Inspirado nas memórias da mãe do diretor Denis Do, Funan (2018) é uma animação comovente que transporta o espectador para um dos capítulos mais sombrios da história recente. Entre fome, violência e separação, Chou — protagonista e mãe — se recusa a deixar que a dor apague o amor e a dignidade. Uma história sobre como, mesmo em tempos de opressão extrema, a esperança pode ser um ato de resistência.
O horror retratado com delicadeza
Denis Do opta por uma animação 2D de traços claros, inspirada na ligne claire, para contar uma história profundamente trágica. Essa escolha estética cria um contraste que intensifica o impacto emocional: a beleza das imagens ressalta o absurdo e a brutalidade da violência.
Ao não mostrar a violência de forma explícita, o diretor convida o espectador a sentir o peso do trauma sem ser afastado pelo choque gráfico. Os atos mais cruéis acontecem fora de quadro, mas suas consequências reverberam em cada olhar, silêncio e gesto dos personagens.
Uma maternidade à prova do medo
No centro da narrativa está a busca de Chou por seu filho Sovanh, de quem é separada logo no início do regime. O filme acompanha essa trajetória como uma espécie de peregrinação moral e emocional, onde a maternidade não é apenas um vínculo afetivo, mas um motor de sobrevivência.
O amor, aqui, não é um conceito abstrato: é persistir diante da fome, é desafiar ordens implícitas, é manter viva a lembrança de um rosto para não se render ao esquecimento. Funan mostra que, em tempos de guerra, a maternidade pode se tornar um ato político e de resistência silenciosa.
O peso da memória histórica
Mais do que narrar um drama individual, o filme participa de um esforço coletivo de preservação da memória sobre o regime do Khmer Vermelho.
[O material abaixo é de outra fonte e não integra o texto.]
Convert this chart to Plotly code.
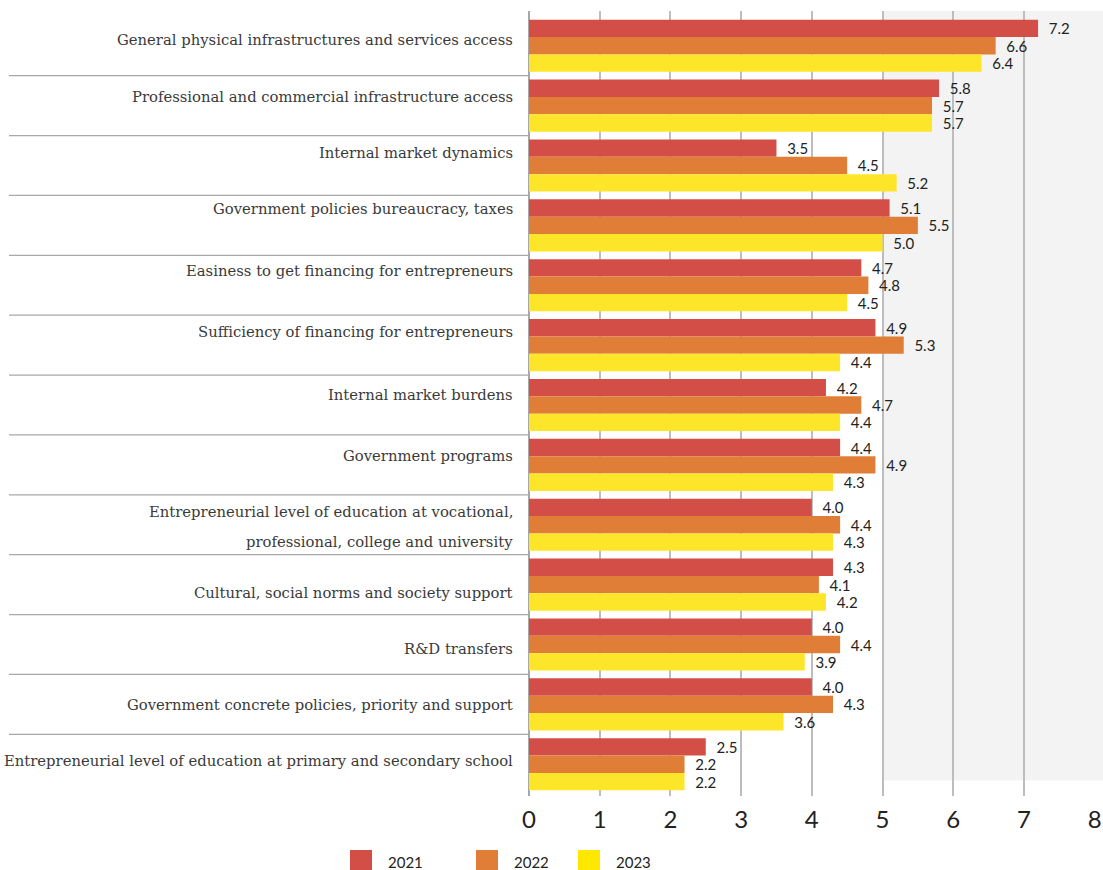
import plotly.graph_objects as go

categories = [
    "General physical infrastructures and services access",
    "Professional and commercial infrastructure access",
    "Internal market dynamics",
    "Government policies bureaucracy, taxes",
    "Easiness to get financing for entrepreneurs",
    "Sufficiency of financing for entrepreneurs",
    "Internal market burdens",
    "Government programs",
    "Entrepreneurial level of education at vocational,<br>professional, college and university",
    "Cultural, social norms and society support",
    "R&D transfers",
    "Government concrete policies, priority and support",
    "Entrepreneurial level of education at primary and secondary school",
]

years = ["2021", "2022", "2023"]
values_2021 = [7.2, 5.8, 3.5, 5.1, 4.7, 4.9, 4.2, 4.4, 4.0, 4.3, 4.0, 4.0, 2.5]
values_2022 = [6.6, 5.7, 4.5, 5.5, 4.8, 5.3, 4.7, 4.9, 4.4, 4.1, 4.4, 4.3, 2.2]
values_2023 = [6.4, 5.7, 5.2, 5.0, 4.5, 4.4, 4.4, 4.3, 4.3, 4.2, 3.9, 3.6, 2.2]

x_ticks = [0, 1, 2, 3, 4, 5, 6, 7, 8]

# vertical nudge of each row label, in row heights
label_offsets = [-0.10, -0.15, -0.22, -0.28, -0.25, -0.23, -0.18, -0.15,
                 0.03, 0.13, 0.07, 0.0, -0.07]

colors = ["#D44E48", "#E07E38", "#FDE629"]
legend_colors = ["#D44E48", "#E07E38", "#FFE800"]

series = [values_2021, values_2022, values_2023]

W, H = 1103, 870
ML, MR, MT, MB = 529, 8, 11, 74
PW = W - ML - MR
PH = H - MT - MB


def px_x(px):
    return (px - ML) / PW


def px_y(py):
    return (H - MB - py) / PH


fig = go.Figure()
for name, vals, col in zip(years, series, colors):
    fig.add_trace(go.Bar(
        y=list(range(len(categories))),
        x=vals,
        name=name,
        orientation="h",
        marker=dict(color=col, line=dict(width=0)),
        texttemplate="  %{x:.1f}",
        textposition="outside",
        constraintext="none",
        cliponaxis=False,
        textfont=dict(family="Lato", size=15, color="#222222"),
        showlegend=False,
    ))

shapes = []
# shaded band from 5 to the right edge
shapes.append(dict(type="rect", xref="paper", yref="y", x0=5 / 8, x1=px_x(W + 2),
                   y0=-0.58, y1=12.27, fillcolor="#F3F3F3",
                   line=dict(width=0), layer="below"))
# separators between category rows in the label column
for k in range(len(categories) - 1):
    shapes.append(dict(type="line", xref="paper", yref="y",
                       x0=px_x(9), x1=0, y0=k + 0.5, y1=k + 0.5,
                       line=dict(color="#A8A8A8", width=1.3)))

label_font = dict(family="DejaVu Serif", size=14.8, color="#3a3a3a")
annotations = []
for i, (cat, off) in enumerate(zip(categories, label_offsets)):
    lines = cat.split("<br>")
    n = len(lines)
    for j, line in enumerate(lines):
        annotations.append(dict(
            xref="paper", yref="y", x=px_x(515), y=i + off, text=line,
            showarrow=False, xanchor="right", yanchor="middle", align="right",
            yshift=-(j - (n - 1) / 2) * 30,
            font=label_font,
        ))

# legend drawn as swatches with labels
leg_x = [350, 476, 578]
for name, col, lx in zip(years, legend_colors, leg_x):
    shapes.append(dict(type="rect", xref="paper", yref="paper",
                       x0=px_x(lx), x1=px_x(lx + 22),
                       y0=px_y(850), y1=px_y(871),
                       fillcolor=col, line=dict(width=0)))
    annotations.append(dict(
        xref="paper", yref="paper", x=px_x(lx + 36),
        y=px_y(862), text=name, showarrow=False,
        xanchor="left", yanchor="middle",
        font=dict(family="Lato", size=15, color="#222222"),
    ))

fig.update_layout(
    width=W, height=H,
    margin=dict(l=ML, r=MR, t=MT, b=MB),
    paper_bgcolor="white", plot_bgcolor="rgba(0,0,0,0)",
    barmode="group", bargap=0.13, bargroupgap=0,
    shapes=shapes, annotations=annotations,
    xaxis=dict(range=[0, 8.005], tickvals=x_ticks, ticktext=[str(v) for v in x_ticks],
               showgrid=True, gridcolor="#BDBDBD", gridwidth=1.5,
               zeroline=True, zerolinecolor="#A8A8A8", zerolinewidth=1.5,
               showline=False, ticks="", ticklabelstandoff=7,
               ticklabeloverflow="allow", automargin=False,
               tickfont=dict(family="Lato", size=24, color="#222222")),
    yaxis=dict(range=[12.53, -0.58], showticklabels=False, showgrid=False,
               zeroline=False, showline=False, ticks="", automargin=False),
)

fig.write_html("out.html")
Ao trazer para o cinema as vozes daqueles que sobreviveram, Denis Do combate o apagamento e transforma a arte em um espaço de educação e reflexão histórica.
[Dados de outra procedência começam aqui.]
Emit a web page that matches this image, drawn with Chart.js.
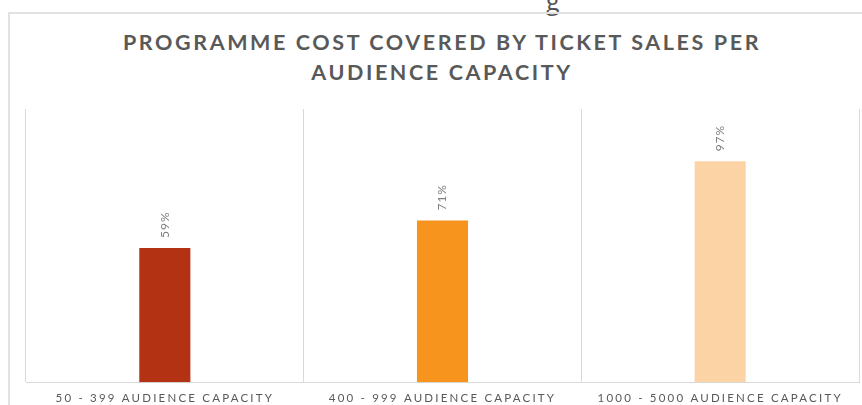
<!DOCTYPE html>
<html>
<head>
<meta charset="utf-8">
<script src="https://cdn.jsdelivr.net/npm/chart.js@4"></script>
<style>
  html, body { margin: 0; padding: 0; background: #fff; width: 862px; height: 405px; overflow: hidden; }
  #wrap { position: relative; width: 862px; height: 405px; overflow: hidden; }
  #frame { position: absolute; left: 8px; top: 12px; width: 900px; height: 450px;
           border-left: 2px solid #e2e2e2; border-top: 2px solid #e2e2e2; box-sizing: border-box; }
  #stray { position: absolute; left: 546px; top: -17px; font-family: "Open Sans", sans-serif;
           font-size: 25px; color: #555; }
  #title { position: absolute; left: 0; top: 27px; width: 884px; text-align: center;
           font-family: Lato, "Open Sans", sans-serif; font-weight: 700; font-size: 21.5px;
           letter-spacing: 2.6px; line-height: 30px; color: #595959; }
  canvas { position: absolute; left: 0; top: 0; }
</style>
</head>
<body>
<div id="wrap">
  <div id="stray">g</div>
  <div id="frame"></div>
  <div id="title">PROGRAMME COST COVERED BY TICKET SALES PER<br>AUDIENCE CAPACITY</div>
  <canvas id="c" width="862" height="416"></canvas>
</div>
<script>
const categories = ['50 - 399 AUDIENCE CAPACITY', '400 - 999 AUDIENCE CAPACITY', '1000 - 5000 AUDIENCE CAPACITY'];
const coveredPct = [59, 71, 97];
const barColors = ['#B23213', '#F7941E', '#FCD3A5'];
const axisMax = 120;

const spacingPlugin = {
  id: 'spacing',
  beforeDraw(chart) { chart.ctx.letterSpacing = '2.2px'; }
};

const valueLabels = {
  id: 'valueLabels',
  afterDatasetsDraw(chart) {
    const ctx = chart.ctx;
    const meta = chart.getDatasetMeta(0);
    ctx.save();
    ctx.letterSpacing = '1px';
    ctx.font = '12px Lato, "Open Sans", sans-serif';
    ctx.fillStyle = '#7f7f7f';
    ctx.textAlign = 'left';
    ctx.textBaseline = 'middle';
    meta.data.forEach((bar, i) => {
      const v = chart.data.datasets[0].data[i];
      ctx.save();
      ctx.translate(bar.x, bar.y - 10);
      ctx.rotate(-Math.PI / 2);
      ctx.fillText(v + '%', 0, 0);
      ctx.restore();
    });
    ctx.restore();
  }
};

new Chart(document.getElementById('c'), {
  type: 'bar',
  data: {
    labels: categories,
    datasets: [{
      data: coveredPct,
      backgroundColor: barColors,
      borderWidth: 0,
      barPercentage: 0.184,
      categoryPercentage: 1
    }]
  },
  options: {
    responsive: false,
    animation: false,
    devicePixelRatio: 1,
    layout: { padding: { left: 26, right: 3, top: 109, bottom: 2 } },
    plugins: { legend: { display: false }, tooltip: { enabled: false }, title: { display: false } },
    scales: {
      x: {
        grid: { display: true, offset: true, drawTicks: false, color: '#d9d9d9', lineWidth: 1 },
        border: { display: true, color: '#d9d9d9', width: 1 },
        ticks: { color: '#595959', font: { family: 'Lato, "Open Sans", sans-serif', size: 11.5 }, padding: 9, maxRotation: 0, autoSkip: false }
      },
      y: {
        display: false,
        min: 0,
        max: axisMax
      }
    }
  },
  plugins: [spacingPlugin, valueLabels]
});
</script>
</body>
</html>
Essa dimensão memorialista se torna ainda mais relevante por vir de um formato animado, acessível e sensível, capaz de alcançar públicos que talvez nunca se aproximassem dessa história por meio de um documentário tradicional ou um livro acadêmico.
Um legado que dialoga com o presente
Ao vencer prêmios como o Cristal de Melhor Longa-Metragem em Annecy, Funan provou que a animação não é um gênero limitado a fantasias ou narrativas infantis. Pelo contrário, pode carregar uma força política e emocional comparável a filmes como Persepolis ou Túmulo dos Vagalumes.
No mundo atual, onde a violência política e os deslocamentos forçados continuam a moldar milhões de vidas, a história de Chou permanece urgente. Ela nos lembra que reconstruir o futuro passa por contar — e recontar — as histórias do passado, antes que elas se percam no silêncio.